● WHAT YOU SHOULD DO
Please output every line of the material as it stands, without the pictures.

● MATERIAL FOR THIS TASK
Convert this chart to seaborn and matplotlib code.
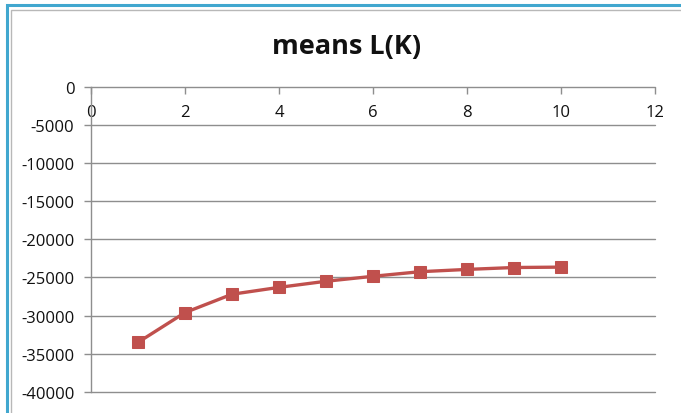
import matplotlib
matplotlib.use("Agg")
import matplotlib.pyplot as plt
from matplotlib.patches import Rectangle
import seaborn as sns
import pandas as pd

# Mean log-likelihood L(K) for each number of clusters K
k_values = [1, 2, 3, 4, 5, 6, 7, 8, 9, 10]
mean_lk = [-33500, -29600, -27200, -26300, -25500, -24850, -24250, -23950, -23700, -23650]

x_ticks = [0, 2, 4, 6, 8, 10, 12]
y_ticks = [0, -5000, -10000, -15000, -20000, -25000, -30000, -35000, -40000]
title = "means L(K)"

sns.set_style("white")
plt.rcParams["font.family"] = ["Open Sans", "DejaVu Sans"]

df = pd.DataFrame({"K": k_values, "L": mean_lk})

fig = plt.figure(figsize=(6.81, 4.14), dpi=100)
W, H = 681, 414

# chart frame: aqua outer border with a thin grey inner line
fig.patches.append(Rectangle((7 / W, -0.2), 1.2, (H - 6) / H + 0.2,
                             transform=fig.transFigure, fill=False,
                             edgecolor="#41A7CF", linewidth=2.2, zorder=0))
fig.patches.append(Rectangle((10.5 / W, -0.2), 1.2, (H - 10.5) / H + 0.2,
                             transform=fig.transFigure, fill=False,
                             edgecolor="#B8B8B8", linewidth=1.0, zorder=0))

left, right = 91 / W, 655 / W
top, bottom = 1 - 87.5 / H, 1 - 393 / H
ax = fig.add_axes([left, bottom, right - left, top - bottom])

grid_color = "#8E8E8E"
for y in y_ticks:
    ax.axhline(y, color=grid_color, linewidth=1.0, zorder=1, clip_on=False)

sns.lineplot(data=df, x="K", y="L", ax=ax, color="#C0504D", linewidth=2.4,
             marker="s", markersize=8.5, markeredgecolor="#C0504D",
             markerfacecolor="#C0504D", zorder=3)

ax.set_xlim(0, 12)
ax.set_ylim(-40000, 0)
ax.set_xticks(x_ticks)
ax.set_yticks(y_ticks)
ax.set_xticklabels([str(v) for v in x_ticks])
ax.set_yticklabels([str(v) for v in y_ticks])
ax.set_xlabel("")
ax.set_ylabel("")

for side in ["right", "bottom", "top"]:
    ax.spines[side].set_visible(False)
ax.spines["left"].set_color(grid_color)
ax.spines["left"].set_linewidth(1.0)

ax.tick_params(axis="x", bottom=False, labelbottom=False, top=True, labeltop=True,
               direction="in", length=5, width=1.0, color=grid_color,
               pad=-24, labelsize=12, labelcolor="#111111")
ax.tick_params(axis="y", left=True, direction="out", length=5, width=1.0,
               color=grid_color, pad=7, labelsize=12, labelcolor="#111111")

fig.text(347 / W, 1 - 47 / H, title, ha="center", va="center",
         fontsize=19.5, fontweight="bold", color="#111111")

fig.savefig("out.png", dpi=100)
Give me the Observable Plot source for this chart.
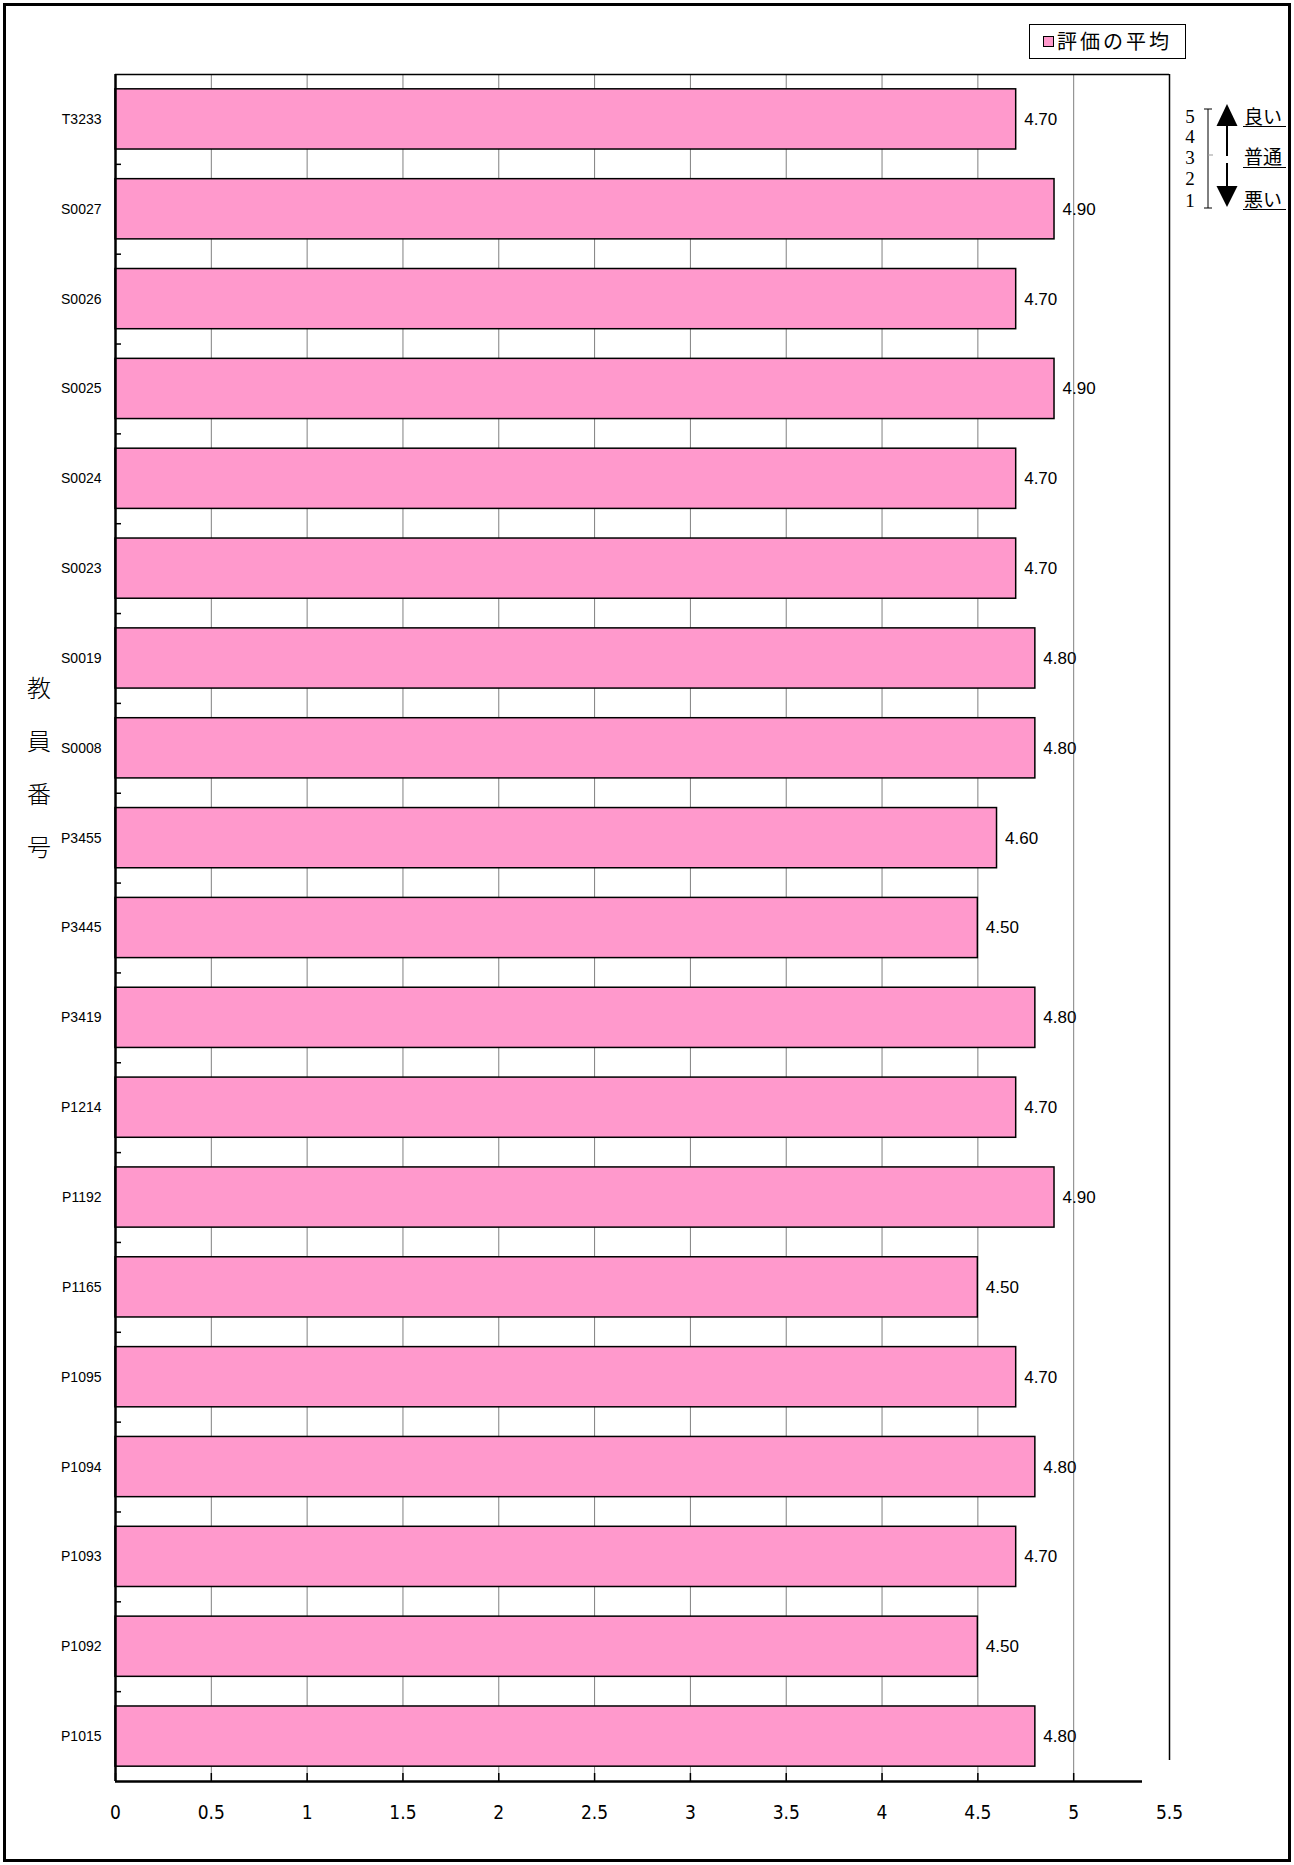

● OUTPUT OF THE EXERCISE
Convert this chart to seaborn and matplotlib code.
import matplotlib
matplotlib.use("Agg")
import matplotlib.pyplot as plt
from matplotlib.patches import Rectangle
import seaborn as sns
import pandas as pd

# Mean log-likelihood L(K) for each number of clusters K
k_values = [1, 2, 3, 4, 5, 6, 7, 8, 9, 10]
mean_lk = [-33500, -29600, -27200, -26300, -25500, -24850, -24250, -23950, -23700, -23650]

x_ticks = [0, 2, 4, 6, 8, 10, 12]
y_ticks = [0, -5000, -10000, -15000, -20000, -25000, -30000, -35000, -40000]
title = "means L(K)"

sns.set_style("white")
plt.rcParams["font.family"] = ["Open Sans", "DejaVu Sans"]

df = pd.DataFrame({"K": k_values, "L": mean_lk})

fig = plt.figure(figsize=(6.81, 4.14), dpi=100)
W, H = 681, 414

# chart frame: aqua outer border with a thin grey inner line
fig.patches.append(Rectangle((7 / W, -0.2), 1.2, (H - 6) / H + 0.2,
                             transform=fig.transFigure, fill=False,
                             edgecolor="#41A7CF", linewidth=2.2, zorder=0))
fig.patches.append(Rectangle((10.5 / W, -0.2), 1.2, (H - 10.5) / H + 0.2,
                             transform=fig.transFigure, fill=False,
                             edgecolor="#B8B8B8", linewidth=1.0, zorder=0))

left, right = 91 / W, 655 / W
top, bottom = 1 - 87.5 / H, 1 - 393 / H
ax = fig.add_axes([left, bottom, right - left, top - bottom])

grid_color = "#8E8E8E"
for y in y_ticks:
    ax.axhline(y, color=grid_color, linewidth=1.0, zorder=1, clip_on=False)

sns.lineplot(data=df, x="K", y="L", ax=ax, color="#C0504D", linewidth=2.4,
             marker="s", markersize=8.5, markeredgecolor="#C0504D",
             markerfacecolor="#C0504D", zorder=3)

ax.set_xlim(0, 12)
ax.set_ylim(-40000, 0)
ax.set_xticks(x_ticks)
ax.set_yticks(y_ticks)
ax.set_xticklabels([str(v) for v in x_ticks])
ax.set_yticklabels([str(v) for v in y_ticks])
ax.set_xlabel("")
ax.set_ylabel("")

for side in ["right", "bottom", "top"]:
    ax.spines[side].set_visible(False)
ax.spines["left"].set_color(grid_color)
ax.spines["left"].set_linewidth(1.0)

ax.tick_params(axis="x", bottom=False, labelbottom=False, top=True, labeltop=True,
               direction="in", length=5, width=1.0, color=grid_color,
               pad=-24, labelsize=12, labelcolor="#111111")
ax.tick_params(axis="y", left=True, direction="out", length=5, width=1.0,
               color=grid_color, pad=7, labelsize=12, labelcolor="#111111")

fig.text(347 / W, 1 - 47 / H, title, ha="center", va="center",
         fontsize=19.5, fontweight="bold", color="#111111")

fig.savefig("out.png", dpi=100)
Give me the Observable Plot source for this chart.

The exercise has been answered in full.